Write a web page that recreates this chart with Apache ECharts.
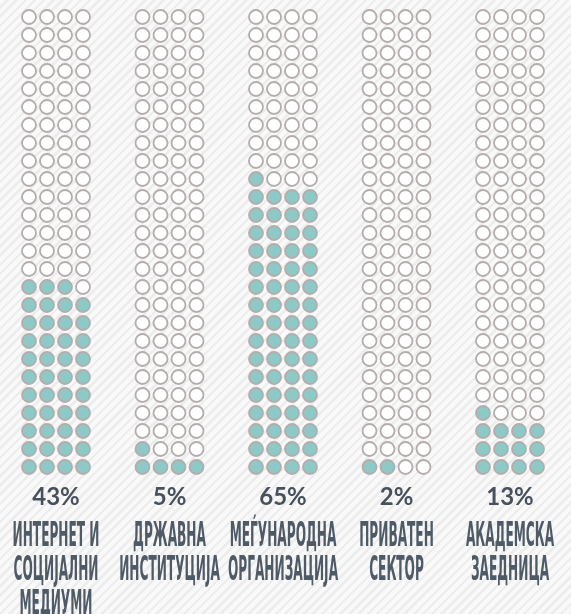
<!DOCTYPE html>
<html>
<head>
<meta charset="utf-8">
<script src="https://cdn.jsdelivr.net/npm/echarts@6/dist/echarts.min.js"></script>
<style>
  html, body { margin:0; padding:0; }
  body {
    width:571px; height:614px; overflow:hidden;
    background-color:#f9f9f9;
    background-image: repeating-linear-gradient(135deg, #f9f9f9 0px, #f9f9f9 4px, #ededed 4px, #ededed 6.5px);
  }
  #chart { width:571px; height:614px; }
</style>
</head>
<body>
<div id="chart"></div>
<script>
// ---- data ----
const categories = [
  ['ИНТЕРНЕТ И', 'СОЦИЈАЛНИ', 'МЕДИУМИ'],
  ['ДРЖАВНА', 'ИНСТИТУЦИЈА'],
  ['МЕЃУНАРОДНА', 'ОРГАНИЗАЦИЈА'],
  ['ПРИВАТЕН', 'СЕКТОР'],
  ['АКАДЕМСКА', 'ЗАЕДНИЦА']
];
const values = [43, 5, 65, 2, 13];
const valueLabels = ['43%', '5%', '65%', '2%', '13%'];
const dotCols = ['0', '1', '2', '3'];
const dotRows = Array.from({length: 26}, (_, i) => String(i));

// ---- layout ----
const FILL = '#8dc9c6';
const EMPTY = '#ffffff';
const BORDER = '#b3adab';
const TEXT = '#47515e';

const grids = [], xAxes = [], yAxes = [], series = [];
values.forEach((v, g) => {
  grids.push({ left: 20 + 113.5 * g, width: 72, top: 8, height: 468 });
  xAxes.push({ type: 'category', gridIndex: g, data: dotCols, show: false });
  yAxes.push({ type: 'category', gridIndex: g, data: dotRows, show: false });
  const data = [];
  for (let r = 0; r < dotRows.length; r++) {
    for (let c = 0; c < dotCols.length; c++) {
      const idx = r * dotCols.length + c;
      const filled = idx < v;
      data.push({ value: [c, r], itemStyle: { color: filled ? FILL : EMPTY } });
    }
  }
  series.push({
    type: 'scatter', xAxisIndex: g, yAxisIndex: g, data,
    symbol: 'circle', symbolSize: 14, silent: true, animation: false,
    itemStyle: { borderColor: BORDER, borderWidth: 1.8, opacity: 1 }
  });
  series.push({
    type: 'custom', xAxisIndex: g, yAxisIndex: g, animation: false, silent: true,
    data: [[0, 0]],
    renderItem: function (params, api) {
      const a = api.coord([0, 0]);
      const b = api.coord([3, 0]);
      const cx = (a[0] + b[0]) / 2;
      const base = a[1] + 9; // bottom edge of dot grid
      const children = [{
        type: 'text', x: cx, y: base + 21.5,
        style: { text: valueLabels[g], fill: TEXT, font: 'bold 24px Lato, "Open Sans", sans-serif',
                 textAlign: 'center', textVerticalAlign: 'middle', align: 'center', verticalAlign: 'middle' }
      }];
      categories[g].forEach((line, i) => {
        children.push({
          type: 'text', x: cx, y: base + 61 + 34 * i, scaleX: 0.9, scaleY: 2.25,
          style: { text: line, fill: '#4f5a67', font: 'bold 15px "Liberation Sans Narrow", "DejaVu Sans Condensed", sans-serif',
                   textAlign: 'center', textVerticalAlign: 'middle', align: 'center', verticalAlign: 'middle' }
        });
      });
      return { type: 'group', children };
    }
  });
});

const chart = echarts.init(document.getElementById('chart'), null, { renderer: 'canvas' });
chart.setOption({
  backgroundColor: 'transparent',
  animation: false,
  grid: grids, xAxis: xAxes, yAxis: yAxes, series
});
</script>
</body>
</html>
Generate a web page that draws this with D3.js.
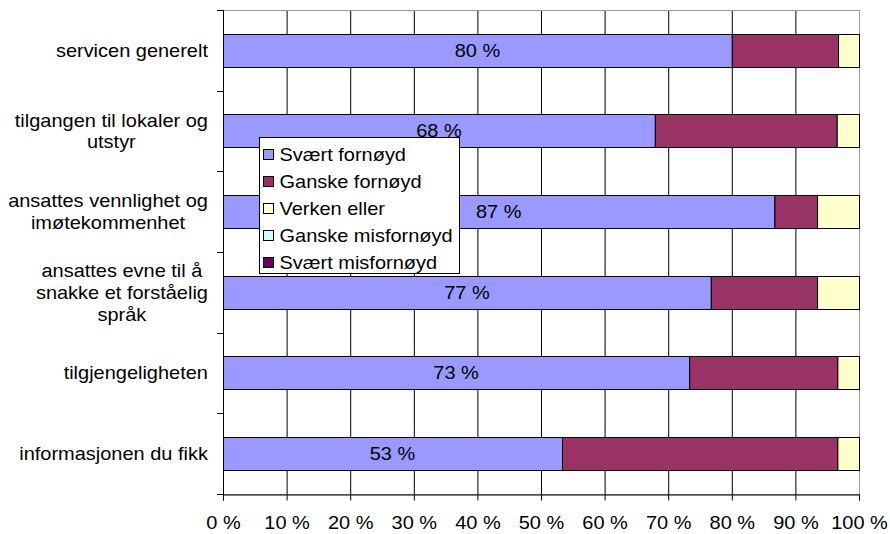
<!DOCTYPE html>
<html>
<head>
<meta charset="utf-8">
<script src="https://cdn.jsdelivr.net/npm/d3@7"></script>
<style>
  body { margin: 0; background: #fff; }
  svg text { font-family: "Liberation Sans", Arial, sans-serif; fill: #000; }
</style>
</head>
<body>
<div id="chart"></div>
<script>
// categories, top to bottom (each entry is the wrapped lines of the label)
const categories = [
  ["servicen generelt"],
  ["tilgangen til lokaler og", "utstyr"],
  ["ansattes vennlighet og", "imøtekommenhet"],
  ["ansattes evne til å", "snakke et forståelig", "språk"],
  ["tilgjengeligheten"],
  ["informasjonen du fikk"],
];

const seriesNames = [
  "Svært fornøyd",
  "Ganske fornøyd",
  "Verken eller",
  "Ganske misfornøyd",
  "Svært misfornøyd",
];
const seriesColors = ["#9999ff", "#993366", "#ffffcc", "#ccffff", "#660066"];

// shares in percent, one value per category
const sværtFornøyd = [80.0, 67.9, 86.7, 76.7, 73.3, 53.3];
const ganskeFornøyd = [16.7, 28.6, 6.7, 16.7, 23.3, 43.3];
const verkenEller = [3.3, 3.5, 6.6, 6.6, 3.4, 3.4];
const ganskeMisfornøyd = [0, 0, 0, 0, 0, 0];
const sværtMisfornøyd = [0, 0, 0, 0, 0, 0];

const xTicks = [0, 10, 20, 30, 40, 50, 60, 70, 80, 90, 100];

const W = 890, H = 534;
const plot = { left: 223, right: 859, top: 10, bottom: 494 };
const fontSize = 18;
const sx = 1.11; // the original text is a bit wider than it is tall

const svg = d3.select("#chart").append("svg")
  .attr("width", W).attr("height", H);

// places text at (x, y) with the horizontal stretch
const place = (sel, fx, fy) =>
  sel.attr("transform", (d, i) => `translate(${fx(d, i)},${fy(d, i)}) scale(${sx},1)`);

const keys = categories.map((c, i) => i);
const rows = keys.map((i) => ({
  i,
  vals: [sværtFornøyd[i], ganskeFornøyd[i], verkenEller[i], ganskeMisfornøyd[i], sværtMisfornøyd[i]],
}));

const x = d3.scaleLinear().domain([0, 100]).range([plot.left, plot.right]);
const y = d3.scaleBand().domain(keys).range([plot.top, plot.bottom]).paddingInner(0.59).paddingOuter(0.295);

// vertical gridlines
svg.append("g")
  .selectAll("line")
  .data(xTicks.slice(1, -1))
  .join("line")
  .attr("x1", (d) => x(d) + 0.5).attr("x2", (d) => x(d) + 0.5)
  .attr("y1", plot.top).attr("y2", plot.bottom)
  .attr("stroke", "#000").attr("stroke-width", 1);

// plot area border (grey)
svg.append("rect")
  .attr("x", plot.left + 0.5).attr("y", plot.top + 0.5)
  .attr("width", plot.right - plot.left).attr("height", plot.bottom - plot.top)
  .attr("fill", "none").attr("stroke", "#999");

// stacked bars
const stack = rows.map((r) => {
  let acc = 0;
  return r.vals.map((v, k) => {
    const seg = { i: r.i, k, x0: acc, x1: acc + v, v };
    acc += v;
    return seg;
  });
});

svg.append("g")
  .selectAll("g")
  .data(stack)
  .join("g")
  .selectAll("rect")
  .data((d) => d.filter((s) => s.v > 0))
  .join("rect")
  .attr("x", (d) => x(d.x0) + 0.5)
  .attr("y", (d) => Math.round(y(d.i)) + 0.5)
  .attr("width", (d) => x(d.x1) - x(d.x0))
  .attr("height", Math.round(y.bandwidth()))
  .attr("fill", (d) => seriesColors[d.k])
  .attr("stroke", "#000").attr("stroke-width", 1);

// data labels in the first segment
svg.append("g")
  .selectAll("text")
  .data(rows)
  .join("text")
  .call(place, (d) => x(d.vals[0] / 2), (d) => y(d.i) + y.bandwidth() / 2)
  .attr("dy", "0.36em")
  .attr("text-anchor", "middle")
  .attr("font-size", fontSize)
  .text((d) => Math.round(d.vals[0]) + " %");

// x axis
const xAxis = svg.append("g")
  .attr("transform", `translate(0,${plot.bottom + 0.5})`)
  .call(d3.axisBottom(x).tickValues(xTicks).tickSize(6).tickFormat((d) => d + " %"));
xAxis.select(".domain").attr("stroke", "#000");
xAxis.selectAll(".tick line").attr("stroke", "#000");
xAxis.selectAll(".tick text")
  .attr("y", null).attr("dy", "0.36em")
  .attr("transform", `translate(0,28) scale(${sx},1)`)
  .attr("font-size", fontSize)
  .attr("font-family", '"Liberation Sans", Arial, sans-serif');

// y axis line with ticks at band boundaries
const bounds = keys.map((k) => y(k) - (y.step() * y.paddingInner()) / 2).concat([plot.bottom]);
bounds[0] = plot.top;
svg.append("line")
  .attr("x1", plot.left + 0.5).attr("x2", plot.left + 0.5)
  .attr("y1", plot.top).attr("y2", plot.bottom + 6)
  .attr("stroke", "#000");
svg.append("g")
  .selectAll("line")
  .data(bounds)
  .join("line")
  .attr("x1", plot.left - 6).attr("x2", plot.left)
  .attr("y1", (d) => Math.round(d) + 0.5).attr("y2", (d) => Math.round(d) + 0.5)
  .attr("stroke", "#000");

// category labels: block right-aligned, lines centred within the block
const lineH = 21.7;
const labels = svg.append("g")
  .selectAll("g")
  .data(categories)
  .join("g");
labels.each(function (lines, i) {
  const g = d3.select(this);
  const cy = y(i) + y.bandwidth() / 2;
  const texts = g.selectAll("text").data(lines).join("text")
    .attr("font-size", fontSize)
    .attr("text-anchor", "middle")
    .attr("dy", "0.36em")
    .text((d) => d);
  let maxW = 0;
  texts.each(function () { maxW = Math.max(maxW, this.getComputedTextLength() * sx); });
  texts.call(place, () => 208 - maxW / 2, (d, j) => cy + (j - (lines.length - 1) / 2) * lineH);
});

// legend
const legend = svg.append("g").attr("transform", "translate(259.5,137.5)");
legend.append("rect")
  .attr("width", 200).attr("height", 136)
  .attr("fill", "#fff").attr("stroke", "#000");
const items = legend.selectAll("g.item")
  .data(seriesNames)
  .join("g")
  .attr("class", "item")
  .attr("transform", (d, i) => `translate(4,${17 + i * 27})`);
items.append("rect")
  .attr("x", 0).attr("y", -5)
  .attr("width", 10).attr("height", 10)
  .attr("fill", (d, i) => seriesColors[i])
  .attr("stroke", "#000");
items.append("text")
  .call(place, () => 16, () => 0)
  .attr("dy", "0.36em")
  .attr("font-size", fontSize)
  .text((d) => d);
</script>
</body>
</html>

=-=-=

Given request: Where a line of the data holds "this", show that line.

Response:
Write a web page that recreates this chart with Apache ECharts.
Generate a web page that draws this with D3.js.
  const g = d3.select(this);
  texts.each(function () { maxW = Math.max(maxW, this.getComputedTextLength() * sx); });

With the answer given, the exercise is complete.